Uma Nair, India’s top curator and art critic from New Delhi, has included photographer Shyamal Datta from Shillong in the week-long festival that began on Friday.
Datta, whose pictures drew a huge crowd in New Delhi earlier, has worked on photographic documentation on the diversity of the North East.
His work, spanning over a decade, is both amongst tribal communities and its fauna.
Datta’s suite of 15 works has been titled as “North-East Vignettes” and is being shown at the Bengal Gallery at the Indian Council of Cultural Relations (ICCR) in Kolkata.

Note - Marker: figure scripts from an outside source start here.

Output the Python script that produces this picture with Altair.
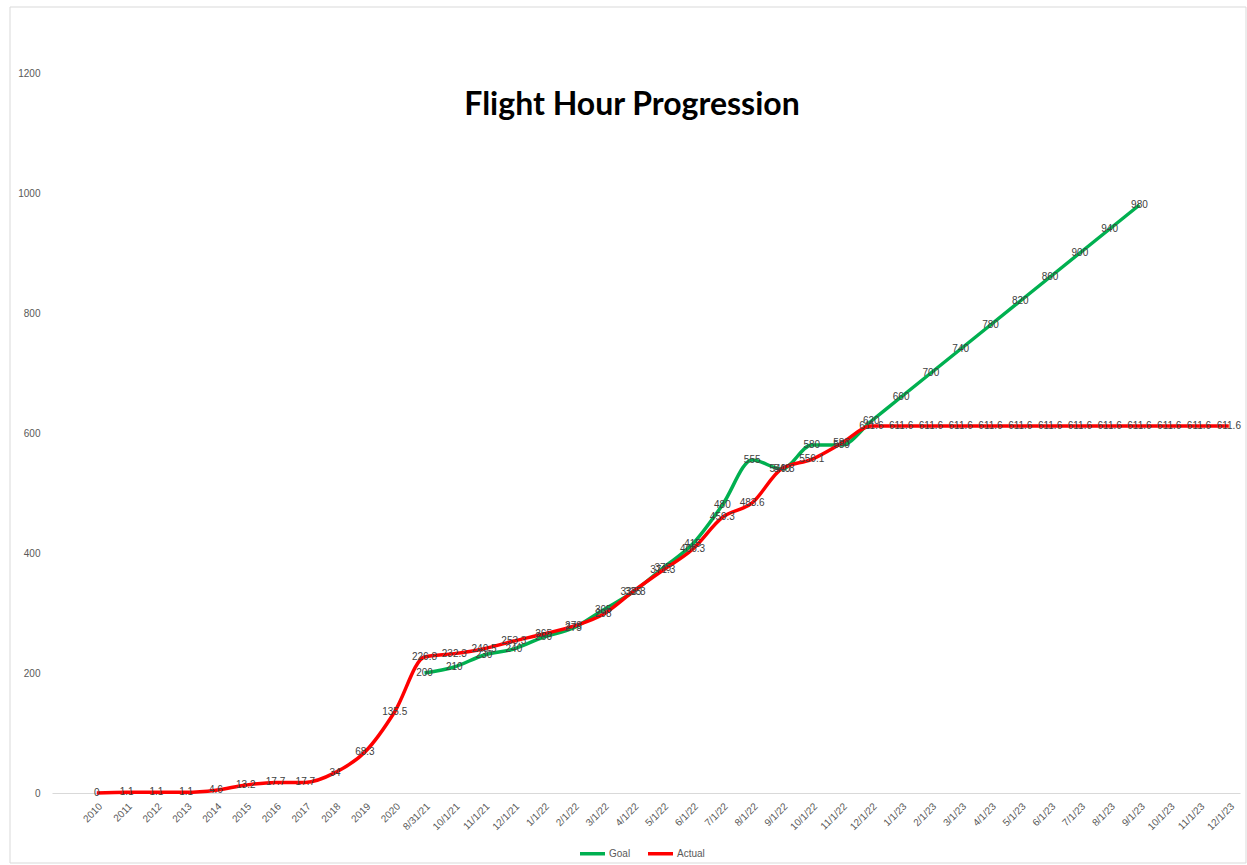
import altair as alt
import pandas as pd

categories = ["2010", "2011", "2012", "2013", "2014", "2015", "2016", "2017", "2018", "2019", "2020",
              "8/31/21", "10/1/21", "11/1/21", "12/1/21",
              "1/1/22", "2/1/22", "3/1/22", "4/1/22", "5/1/22", "6/1/22", "7/1/22", "8/1/22",
              "9/1/22", "10/1/22", "11/1/22", "12/1/22",
              "1/1/23", "2/1/23", "3/1/23", "4/1/23", "5/1/23", "6/1/23", "7/1/23", "8/1/23",
              "9/1/23", "10/1/23", "11/1/23", "12/1/23"]

goal = [None] * 11 + [200, 210, 230, 240,
                      260, 275, 305, 335, 375, 415, 480, 555,
                      540, 580, 580, 620,
                      660, 700, 740, 780, 820, 860, 900, 940,
                      980, None, None, None]

actual = [0, 1.1, 1.1, 1.1, 4.6, 13.2, 17.7, 17.7, 34, 68.3, 135.5,
          226.8, 232.3, 240.5, 253.3,
          265, 278, 298, 335.8, 371.3, 406.3, 459.3, 483.6,
          540.8, 556.1, 583, 611.6,
          611.6, 611.6, 611.6, 611.6, 611.6, 611.6, 611.6, 611.6,
          611.6, 611.6, 611.6, 611.6]

rows = []
for i, c in enumerate(categories):
    if goal[i] is not None:
        rows.append({"cat": c, "series": "Goal", "value": goal[i], "label": f"{goal[i]:g}"})
    rows.append({"cat": c, "series": "Actual", "value": actual[i], "label": f"{actual[i]:g}"})
df = pd.DataFrame(rows)

W, H = 1188, 720

x_enc = alt.X("cat:O", sort=categories,
              scale=alt.Scale(type="point", padding=0.94, align=0.8),
              axis=alt.Axis(title=None, labelAngle=-45, labelFontSize=10, labelColor="#595959",
                            labelFont="Liberation Sans", ticks=False, domainColor="#D9D9D9",
                            domainWidth=1, labelPadding=8, grid=False))
y_enc = alt.Y("value:Q", scale=alt.Scale(domain=[0, 1200], nice=False),
              axis=alt.Axis(title=None, values=[0, 200, 400, 600, 800, 1000, 1200], format="d",
                            labelFontSize=10, labelColor="#595959", labelFont="Liberation Sans",
                            ticks=False, domain=False, grid=False, labelPadding=12))
color_enc = alt.Color("series:N", scale=alt.Scale(domain=["Goal", "Actual"], range=["#00B050", "#FF0000"]),
                      legend=alt.Legend(title=None, orient="none", legendX=526, legendY=766,
                                        direction="horizontal", symbolType="stroke", symbolSize=625,
                                        symbolStrokeWidth=3.5, labelFontSize=10, labelColor="#595959",
                                        labelFont="Liberation Sans", labelOffset=2, columnPadding=10))

base = alt.Chart(df)

goal_line = base.transform_filter(alt.datum.series == "Goal").mark_line(
    strokeWidth=3.5, interpolate="monotone").encode(x=x_enc, y=y_enc, color=color_enc)
actual_line = base.transform_filter(alt.datum.series == "Actual").mark_line(
    strokeWidth=3.5, interpolate="monotone").encode(x=x_enc, y=y_enc, color=color_enc)

labels = base.mark_text(fontSize=10, font="Liberation Sans Narrow, Liberation Sans", color="#404040",
                        baseline="middle", align="center").encode(
    x=x_enc, y=y_enc, text="label:N")

border = alt.Chart(pd.DataFrame({"a": [0]})).mark_rect(
    fill="transparent", stroke="#D9D9D9", strokeWidth=1).encode(
    x=alt.value(-42), x2=alt.value(1246 - 52), y=alt.value(-66), y2=alt.value(790))

title = alt.Chart(pd.DataFrame({"t": ["Flight Hour Progression"]})).mark_text(
    font="Lato", fontSize=32, fontWeight="bold", color="#000000",
    align="center", baseline="middle").encode(
    x=alt.value(632 - 52), y=alt.value(105 - 73), text="t:N")

chart = alt.layer(border, goal_line, actual_line, labels, title).properties(
    width=W, height=H,
    background="white",
    autosize=alt.AutoSizeParams(type="none"),
    padding={"left": 52, "top": 73, "right": 7, "bottom": 72},
).configure_view(strokeWidth=0, stroke="transparent")

chart.save("out.html", embed_options={"renderer": "svg", "actions": False})
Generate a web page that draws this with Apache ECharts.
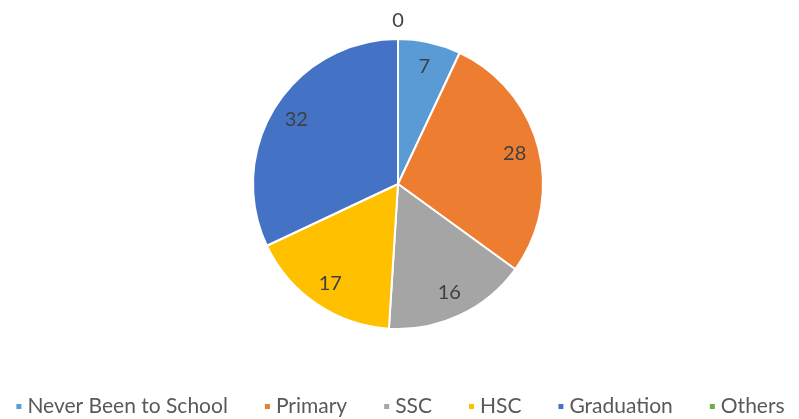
<!DOCTYPE html>
<html>
<head>
<meta charset="utf-8">
<script src="https://cdn.jsdelivr.net/npm/echarts@6/dist/echarts.min.js"></script>
<style>
  html, body { margin: 0; padding: 0; background: #fff; }
  #chart { width: 799px; height: 419px; }
</style>
</head>
<body>
<div id="chart"></div>
<script>
const categories = ["Never Been to School", "Primary", "SSC", "HSC", "Graduation", "Others"];
const values = [7, 28, 16, 17, 32, 0];
const colors = ["#5B9BD5", "#ED7D31", "#A5A5A5", "#FFC000", "#4472C4", "#70AD47"];

const font = "Lato, 'Open Sans', sans-serif";
const chart = echarts.init(document.getElementById("chart"));

const pieData = categories.map((name, i) => ({
  name,
  value: values[i],
  itemStyle: { color: colors[i] }
}));

// label-only ring so the numbers sit near the outer part of each slice
const labelData = categories.map((name, i) => ({
  name,
  value: values[i],
  label: values[i] === 0
    ? { position: "outside", distanceToLabelLine: 0 }
    : { position: "inside" },
  labelLine: { show: false, length: 18, length2: 0 }
}));

chart.setOption({
  animation: false,
  legend: {
    data: categories,
    bottom: -3,
    left: "center",
    icon: "rect",
    itemWidth: 7,
    itemHeight: 7,
    itemGap: 35,
    textStyle: { fontFamily: font, fontSize: 21, color: "#595959" }
  },
  series: [
    {
      type: "pie",
      center: [398, 184],
      radius: [0, 145],
      startAngle: 90,
      clockwise: true,
      data: pieData,
      label: { show: false },
      labelLine: { show: false },
      itemStyle: { borderColor: "#fff", borderWidth: 2 },
      emphasis: { scale: false }
    },
    {
      type: "pie",
      silent: true,
      center: [398, 184],
      radius: [90, 145],
      startAngle: 90,
      clockwise: true,
      data: labelData,
      itemStyle: { color: "transparent", borderWidth: 0 },
      label: {
        show: true,
        formatter: "{c}",
        fontFamily: font,
        fontSize: 20,
        color: "#404040"
      },
      labelLayout: (p) => (values[p.dataIndex] === 0 ? { align: "center" } : {})
    }
  ]
});
</script>
</body>
</html>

Nair believes that the North East cameo is one that holds hidden truths and the elegance of ethnicity in India.
She has chosen images which echo folklore, wildlife habitat and everyday idioms in living.
“The images are imbued with a profound sense of foreboding; timelessness and are grainy which are sometimes inscrutable, as they represent the tangled and twisted histories of hardship set against a monotone sky,” she said.
“This is the subject of some of the indigenous tribes of the North East who are still primordial in the harder instincts of livelihood,” she added.
The festival kicked off on February 28 to reveal some of the world’s iconic repertoires.
Repertoires of the world’s greatest masters include many of which have never been shown before.
The festival has all the masters such as Raghu Rai, S Paul, Jyoti Bhatt and the doyen, Satyajit Ray, whose photographs have been lent by his son Sandip Ray.
Talking about this iconic image, Datta said in all his finery, “The Naga looks like a weathered sage as he sits in his home. He is one of the last remaining Angami Naga tribal elders practising the indigenous faith system and he proudly displayed his dress and ornaments.”
“These are images of the old, with voices sad and prophetic, content to live in their essence of simplicity, dignity and humility. There are also one or two rugged portraits,” he added.